Fire-damaged Carnival cruise ship returns to service with missing 'whale tail,' and fans ask: Will it grow back?
It's a whale of a tale about a Carnival Cruise Line ship. Or, at least, a whale tail tale.
Either way, it already has Carnival fans talking.
The signature "whale tail" atop the funnel on one of the line's 24 vessels, Carnival Freedom, has gone missing, sparking lots of discussion at Carnival fan sites such as the one run by Carnival brand ambassador John Heald on Facebook, which has more than 400,000 followers.
"It looks naked without the tail," one Carnival fan wrote at Heald's page over the weekend.
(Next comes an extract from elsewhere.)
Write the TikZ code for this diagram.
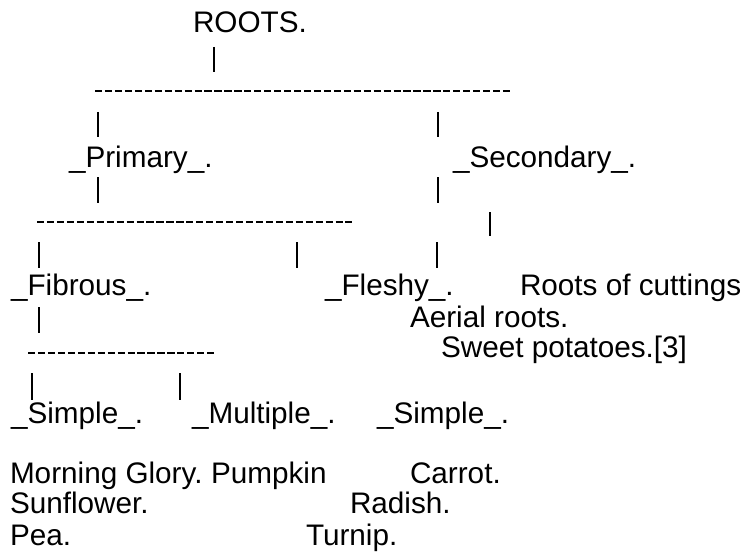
\documentclass[tikz,border=0pt]{standalone}
\usepackage{fontspec}
\setmainfont{Liberation Sans}
\begin{document}
\begin{tikzpicture}[x=1pt,y=-1pt,
  txt/.style={anchor=base west,inner sep=0pt,outer sep=0pt,font=\fontsize{29.7}{32}\selectfont},
  barline/.style={line width=2.3pt},
  dashline/.style={line width=2.4pt,dash pattern=on 7.2pt off 2.75pt}]
\useasboundingbox (0,0) rectangle (741,559);
% labels
\node[txt] (roots) at (193,33) {ROOTS.};
\node[txt] (primary) at (69,167) {\_Primary\_.};
\node[txt] (secondary) at (453,167) {\_Secondary\_.};
\node[txt] (fibrous) at (11,295) {\_Fibrous\_.};
\node[txt] (fleshy) at (325,295) {\_Fleshy\_.};
\node[txt] (cuttings) at (520,295) {Roots of cuttings};
\node[txt] (aerial) at (410,327) {Aerial roots.};
\node[txt] (sweet) at (441,357) {Sweet potatoes.[3]};
\node[txt] (simpleA) at (11,423) {\_Simple\_.};
\node[txt] (multiple) at (192,423) {\_Multiple\_.};
\node[txt] (simpleB) at (377,423) {\_Simple\_.};
\node[txt] (morning) at (10,483) {Morning Glory.};
\node[txt] (pumpkin) at (211,483) {Pumpkin};
\node[txt] (carrot) at (410,483) {Carrot.};
\node[txt] (sunflower) at (10,513) {Sunflower.};
\node[txt] (radish) at (350,513) {Radish.};
\node[txt] (pea) at (10,545) {Pea.};
\node[txt] (turnip) at (306,545) {Turnip.};
% connector points
\coordinate (b1t) at (214,47);  \coordinate (b1b) at (214,72);
\coordinate (d1l) at (95,91);   \coordinate (d1r) at (510.2,91);
\coordinate (b2t) at (98,112);  \coordinate (b2b) at (98,137);
\coordinate (b3t) at (438,112); \coordinate (b3b) at (438,137);
\coordinate (b4t) at (98,177);  \coordinate (b4b) at (98,203);
\coordinate (b5t) at (438,177); \coordinate (b5b) at (438,203);
\coordinate (d2l) at (37,222);  \coordinate (d2r) at (352,222);
\coordinate (b6t) at (490,212); \coordinate (b6b) at (490,236);
\coordinate (b7t) at (39,242);  \coordinate (b7b) at (39,268);
\coordinate (b8t) at (297,242); \coordinate (b8b) at (297,268);
\coordinate (b9t) at (437,242); \coordinate (b9b) at (437,268);
\coordinate (b10t) at (39,307); \coordinate (b10b) at (39,333);
\coordinate (d3l) at (28,353);  \coordinate (d3r) at (215,353);
\coordinate (b11t) at (32,373); \coordinate (b11b) at (32,400);
\coordinate (b12t) at (180,373); \coordinate (b12b) at (180,400);
% connectors
\draw[barline] (b1t) -- (b1b);
\draw[dashline] (d1l) -- (d1r);
\draw[barline] (b2t) -- (b2b);
\draw[barline] (b3t) -- (b3b);
\draw[barline] (b4t) -- (b4b);
\draw[barline] (b5t) -- (b5b);
\draw[dashline] (d2l) -- (d2r);
\draw[barline] (b6t) -- (b6b);
\draw[barline] (b7t) -- (b7b);
\draw[barline] (b8t) -- (b8b);
\draw[barline] (b9t) -- (b9b);
\draw[barline] (b10t) -- (b10b);
\draw[dashline] (d3l) -- (d3r);
\draw[barline] (b11t) -- (b11b);
\draw[barline] (b12t) -- (b12b);
\end{tikzpicture}
\end{document}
This came after the 2,974-passenger ship resumed sailings out of Port Canaveral, Florida, for the first time since a recent fire, with the much-beloved-by-fans smokestack feature notably absent.
"She looks great ... much leaner without the full stack," shot back another Carnival fan.
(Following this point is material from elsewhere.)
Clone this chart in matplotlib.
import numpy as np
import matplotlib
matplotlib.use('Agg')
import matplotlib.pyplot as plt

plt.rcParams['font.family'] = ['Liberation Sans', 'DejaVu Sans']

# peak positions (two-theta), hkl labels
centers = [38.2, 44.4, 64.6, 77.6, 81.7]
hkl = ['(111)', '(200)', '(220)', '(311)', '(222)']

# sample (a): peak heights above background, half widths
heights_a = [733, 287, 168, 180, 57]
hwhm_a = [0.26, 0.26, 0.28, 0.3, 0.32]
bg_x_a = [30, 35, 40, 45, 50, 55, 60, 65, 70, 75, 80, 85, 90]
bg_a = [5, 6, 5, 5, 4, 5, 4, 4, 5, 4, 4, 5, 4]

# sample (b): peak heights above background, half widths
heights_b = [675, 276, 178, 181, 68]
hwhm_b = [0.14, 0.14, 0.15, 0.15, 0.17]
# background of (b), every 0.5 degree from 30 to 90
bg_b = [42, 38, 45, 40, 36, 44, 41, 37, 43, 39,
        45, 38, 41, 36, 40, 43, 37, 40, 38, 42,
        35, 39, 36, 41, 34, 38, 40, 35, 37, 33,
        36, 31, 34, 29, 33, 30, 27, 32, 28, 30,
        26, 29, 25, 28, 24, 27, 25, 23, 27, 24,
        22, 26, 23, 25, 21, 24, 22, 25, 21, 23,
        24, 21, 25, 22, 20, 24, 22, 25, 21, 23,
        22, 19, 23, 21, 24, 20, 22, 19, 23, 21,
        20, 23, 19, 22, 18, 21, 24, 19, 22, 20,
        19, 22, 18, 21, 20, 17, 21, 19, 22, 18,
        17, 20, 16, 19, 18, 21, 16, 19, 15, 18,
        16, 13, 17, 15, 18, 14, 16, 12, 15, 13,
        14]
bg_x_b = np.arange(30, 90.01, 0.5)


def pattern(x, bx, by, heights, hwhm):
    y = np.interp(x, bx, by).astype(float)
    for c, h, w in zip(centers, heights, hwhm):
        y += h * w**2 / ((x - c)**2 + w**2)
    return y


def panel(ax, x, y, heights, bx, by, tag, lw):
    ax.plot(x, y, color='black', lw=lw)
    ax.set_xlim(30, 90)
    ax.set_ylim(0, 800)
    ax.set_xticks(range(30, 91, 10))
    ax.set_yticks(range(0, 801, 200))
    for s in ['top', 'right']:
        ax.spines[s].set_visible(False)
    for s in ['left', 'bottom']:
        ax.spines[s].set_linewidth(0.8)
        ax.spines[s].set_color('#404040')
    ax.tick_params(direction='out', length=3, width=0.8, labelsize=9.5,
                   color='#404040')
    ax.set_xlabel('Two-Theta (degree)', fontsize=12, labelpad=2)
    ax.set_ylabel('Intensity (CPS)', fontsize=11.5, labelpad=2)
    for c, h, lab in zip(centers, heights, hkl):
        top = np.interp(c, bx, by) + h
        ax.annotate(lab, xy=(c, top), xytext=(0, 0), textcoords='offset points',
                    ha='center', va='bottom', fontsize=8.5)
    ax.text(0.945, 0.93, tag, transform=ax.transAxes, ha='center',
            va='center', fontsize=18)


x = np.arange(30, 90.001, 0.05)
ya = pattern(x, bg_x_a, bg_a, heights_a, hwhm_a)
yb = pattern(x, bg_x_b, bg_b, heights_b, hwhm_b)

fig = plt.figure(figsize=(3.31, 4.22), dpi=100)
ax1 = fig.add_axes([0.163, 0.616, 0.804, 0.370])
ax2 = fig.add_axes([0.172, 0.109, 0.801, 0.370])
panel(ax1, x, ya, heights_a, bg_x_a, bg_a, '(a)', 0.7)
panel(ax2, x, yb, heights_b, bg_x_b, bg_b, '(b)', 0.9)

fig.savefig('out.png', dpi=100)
A third Carnival fan asked Heald how long it would take for the tail to grow back. "Is it like a lobster that loses a claw and grows a new one?" he asked.
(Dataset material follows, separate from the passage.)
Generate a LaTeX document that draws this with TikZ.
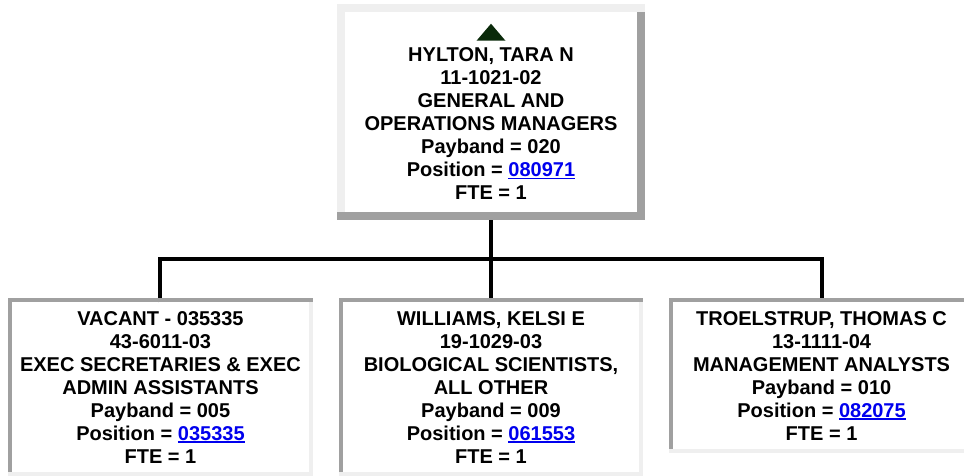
\documentclass[tikz,border=0pt]{standalone}
\usepackage{fontspec}
\setmainfont{Liberation Sans}
\usetikzlibrary{positioning, calc}

\definecolor{boxlight}{HTML}{EFEFEF}
\definecolor{boxdark}{HTML}{A0A0A0}
\definecolor{linkblue}{HTML}{0000EE}
\definecolor{marker}{HTML}{0A2A0A}
\newcommand{\poslink}[1]{\textcolor{linkblue}{\setbox0\hbox{#1}\rlap{\rule[-2.2pt]{\wd0}{1.3pt}}\box0}}

\begin{document}
\begin{tikzpicture}[x=0.75pt, y=-0.75pt]
  % Styles
  \tikzstyle{card} = [rectangle, fill=white, inner sep=0pt, align=center, font=\fontsize{15}{17.25}\selectfont\bfseries]
  \tikzstyle{chief} = [card, minimum width=219pt, minimum height=150pt]
  \tikzstyle{staff} = [card, minimum width=222pt, minimum height=126.75pt]
  \tikzstyle{wire} = [draw, line width=3pt]

  \useasboundingbox (0,0) rectangle (964,475);
  \clip (0,0) rectangle (964,475);

  % Boxes
  \node[chief] (hylton) at (491,112) {\phantom{X}\\HYLTON, TARA N\\11-1021-02\\GENERAL AND\\OPERATIONS MANAGERS\\Payband = 020\\Position = \poslink{080971}\\FTE = 1};
  \node[staff, below=67.5pt of hylton] (williams) {WILLIAMS, KELSI E\\19-1029-03\\BIOLOGICAL SCIENTISTS,\\ALL OTHER\\Payband = 009\\Position = \poslink{061553}\\FTE = 1};
  \node[staff, left=25.5pt of williams] (vacant) {VACANT - 035335\\43-6011-03\\EXEC SECRETARIES \& EXEC\\ADMIN ASSISTANTS\\Payband = 005\\Position = \poslink{035335}\\FTE = 1};
  \node[staff, minimum height=109.5pt, right=25.5pt of williams.north east, anchor=north west] (troelstrup) {TROELSTRUP, THOMAS C\\13-1111-04\\MANAGEMENT ANALYSTS\\Payband = 010\\Position = \poslink{082075}\\FTE = 1};

  % Connectors
  \coordinate[below=35.25pt of hylton.south] (bus);
  \draw[wire] (hylton.south) -- (bus);
  \draw[wire] (vacant.north) |- (bus) -| (troelstrup.north);
  \draw[wire] (bus) -- (williams.north);

  % Borders (raised top box, sunken staff boxes)
  \fill[boxlight] ($(hylton.north west)+(-8,-8)$) rectangle ($(hylton.north east)+(8,0)$);
  \fill[boxlight] ($(hylton.north west)+(-8,0)$) rectangle (hylton.south west);
  \fill[boxdark] ($(hylton.south west)+(-8,0)$) rectangle ($(hylton.south east)+(8,8)$);
  \fill[boxdark] (hylton.north east) rectangle ($(hylton.south east)+(8,0)$);
  \foreach \b in {vacant, williams, troelstrup} {
    \fill[boxdark] ($(\b.north west)+(-4,-4)$) rectangle ($(\b.north east)+(4,0)$);
    \fill[boxdark] ($(\b.north west)+(-4,0)$) rectangle (\b.south west);
    \fill[boxlight] ($(\b.south west)+(-4,0)$) rectangle ($(\b.south east)+(4,4)$);
    \fill[boxlight] (\b.north east) rectangle ($(\b.south east)+(4,0)$);
  }

  % Up marker
  \fill[marker] ($(hylton.north)+(0,12)$) -- ($(hylton.north)+(14.5,29)$) -- ($(hylton.north)+(-14.5,29)$) -- cycle;
\end{tikzpicture}
\end{document}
Carnival fans on Twitter also were ... atwitter about it.
The whale tail, which was partly damaged in the fire, was removed from the vessel's smokestack during repairs over the past two weeks at the Grand Bahama Shipyard in Freeport, Bahamas. There's no official word from Carnival on whether the whale tail will be replaced at a later date. However, Heald suggested in a Facebook post that its absence was temporary.
"She may look a little different for a while but the fun is back," Heald wrote.
In response to questions from TPG, Carnival spokesperson Matt Lupoli pointed to a short press statement on the Carnival website that called the funnel work a "technical repair." Neither Lupoli nor the statement mentioned when the ship's funnel might be restored to its former look.
As of now, the funnel on Carnival Freedom looks like the funnels that were on Carnival ships in the early days of the line — sloping backward like a fin and narrowing at the top.
Some Carnival fans on Facebook have taken to calling the new funnel the "shark fin."
The fire that damaged the funnel on Carnival Freedom occurred on May 26 when the ship was docked in Grand Turk; the fire was localized to the vessel's funnel area. Workers quickly extinguished it, and nobody was injured during the incident, according to the line.
Carnival has been using the distinctive "whale tail" design for the funnels on its ships since 1982 when it added one to the then-new, 1,412-passenger Tropicale. The funnel design features two distinct wings that flare out from the side of the funnel, carrying exhaust away from the ship. The funnels always are painted in Carnival's trademark red, white and blue livery.

In theory, such a winged funnel improves airflow. However, its main purpose for these many years has been as a branding tool. It has made Carnival ships instantly recognizable even when seen from long distances.
Carnival holds a patent on its whale tail design that ensures no other line can add a funnel to a ship that is quite like it. That said, Carnival isn't the first line to design a funnel for a ship with wings. The famed ocean liner SS France, launched in 1962, had two smokestacks with a similar design.